The nearly cashless society China has created not only tracks people, but can cut people off from their funds.
These lock down tactics aren’t the only events contributing to the uneasiness of Chinese citizens. In Q4 of 2021, China Evergrande Group, came under audit for its going concern reporting. That is to say, their ability to pay their debts. They got into massive subprime lending, and now are facing an audit after a complaint was lodged by a member of the public on Evergrande’s 2020 accounts.
It is the second-largest property developer in China and ranks amongst the top 150 companies in the world based on revenue. According to Fortune 500, the company has over 123,000 employees, and posted total revenues of $73.5 billion in 2020.
This precipitated protest. But it keeps unraveling. Six banks have so far been confirmed to be freezing accounts:
Yuzhou Xinminsheng Village Bank (located in Xuchang City, Henan Province)

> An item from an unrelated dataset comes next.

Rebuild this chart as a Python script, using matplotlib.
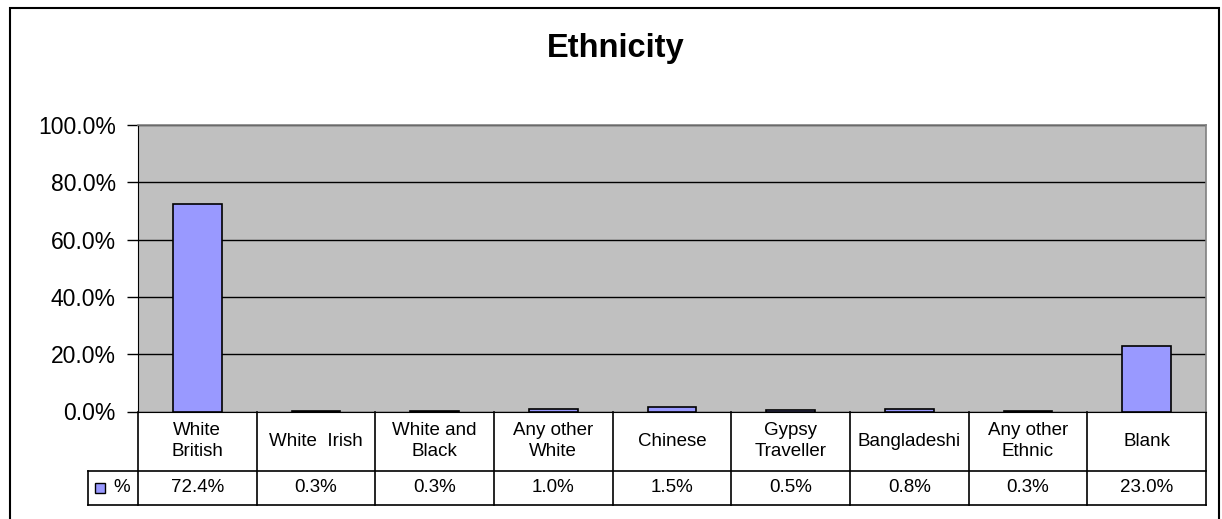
import matplotlib
matplotlib.use('Agg')
from matplotlib import pyplot as plt
from matplotlib.patches import Rectangle
from matplotlib.lines import Line2D

plt.rcParams['font.family'] = ['Liberation Sans', 'DejaVu Sans']

# data
categories = ['White\nBritish', 'White  Irish', 'White and\nBlack', 'Any other\nWhite',
              'Chinese', 'Gypsy\nTraveller', 'Bangladeshi', 'Any other\nEthnic', 'Blank']
values = [72.4, 0.3, 0.3, 1.0, 1.5, 0.5, 0.8, 0.3, 23.0]
value_labels = ['72.4%', '0.3%', '0.3%', '1.0%', '1.5%', '0.5%', '0.8%', '0.3%', '23.0%']
yticks = [0, 20, 40, 60, 80, 100]
series_name = '%'

W, H = 1222, 519
bar_color = '#9999FF'
plot_bg = '#C0C0C0'

fig = plt.figure(figsize=(W / 100, H / 100), dpi=100)

# outer chart frame
fig.patches.append(Rectangle((10 / W, -0.02), (1219 - 10) / W, (H - 8) / H + 0.02,
                             transform=fig.transFigure, fill=False,
                             edgecolor='black', linewidth=1.5))

# plot area position (pixels)
px_left, px_right, px_top, px_bottom = 138, 1206, 125, 411.5
ax = fig.add_axes([px_left / W, (H - px_bottom) / H,
                   (px_right - px_left) / W, (px_bottom - px_top) / H])
ax.set_facecolor(plot_bg)

n = len(categories)
xs = list(range(n))
ax.bar(xs, values, width=0.41, color=bar_color, edgecolor='black', linewidth=1.2, zorder=3)
ax.set_xlim(-0.5, n - 0.5)
ax.set_ylim(0, 100)
ax.set_yticks(yticks)
ax.set_yticklabels(['%.1f%%' % v for v in yticks], fontsize=16.5)
ax.yaxis.grid(True, color='black', linewidth=1, zorder=1)
ax.set_axisbelow(True)
ax.tick_params(axis='y', length=8, width=1, pad=8)
ax.set_xticks([])

for s in ['top', 'right']:
    ax.spines[s].set_color('#808080')
    ax.spines[s].set_linewidth(1.2)
ax.spines['left'].set_color('black')
ax.spines['bottom'].set_color('black')

fig.text(616 / W, 1 - 48 / H, 'Ethnicity', fontsize=23.5, fontweight='bold',
         ha='center', va='center')

# data table under the plot
ah = px_bottom - px_top
aw = px_right - px_left
y_head = -(471 - px_bottom) / ah
y_val = -(505 - px_bottom) / ah
x_leg = -(px_left - 88) / aw
tr = ax.transAxes

def line(x0, x1, y0, y1):
    ax.add_line(Line2D([x0, x1], [y0, y1], transform=tr, color='black',
                       linewidth=1.2, clip_on=False))

for k in range(n + 1):
    line(k / n, k / n, 0, y_val)
line(x_leg, 1, y_head, y_head)
line(x_leg, 1, y_val, y_val)
line(x_leg, x_leg, y_head, y_val)

for i in range(n):
    xc = (i + 0.5) / n
    ax.text(xc, y_head / 2, categories[i], transform=tr, ha='center', va='center',
            fontsize=13.5, linespacing=1.3)
    ax.text(xc, (y_head + y_val) / 2, value_labels[i], transform=tr, ha='center',
            va='center', fontsize=13.5)

# legend key in the table
ym = (y_head + y_val) / 2
ax.add_patch(Rectangle((-(px_left - 95) / aw, ym - 5 / ah), 10 / aw, 10 / ah,
                       transform=tr, facecolor=bar_color, edgecolor='black',
                       linewidth=1, clip_on=False))
ax.text(-(px_left - 113) / aw, ym, series_name, transform=tr, ha='left', va='center',
        fontsize=13.5)

fig.savefig('out.png', dpi=100)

Zhecheng Huanghuai Bank (City of Shangqui, Henan Province)
Shangcai Huimin Rural Bank (Zhumadian City, Henan Province)
New Oriental Village Bank (City of Kaifeng, Henan Province)
Huaihe River Village Bank (Bengbu City, Anhui Province)
Yixian County Village Bank (Huangshan City, Anhui Province)
The claim in April was “system upgrades”, but account holders have not been able to access their funds for two months.
The largest shareholder of the banks listed is Henan New Fortune Group. Guess who is currently under investigation for fraud? Anti-CCP group, bannedbook.org, reported the following:
“According to a call recording between depositors and police officers, a company named Henan New Fortune Group Investment Holdings Co., Ltd. is suspected of illegally absorbing public deposits, and the amount is huge.”
The Chinese media isn’t covering what is happening. But as distrust and concern start to spread beyond the small provinces and into the cities, protests and lines are emerging. For now, citizens are posting about them in blogs and tweets.
While it’s uncertain if the people of China should be legitimately concerned or if this is just central planning gone awry. But I think we all know that panic has a way of gripping people in a way that is impossible to reign back in.
China has very tight controls on the information it allows in or out of the country, which can be said about nearly everything that goes in and out of that country. It’s an extreme example, but a run on the banks is precisely why having offshore bank accounts make sense.
Losing some of your funds is better than some who right now face losing all of them.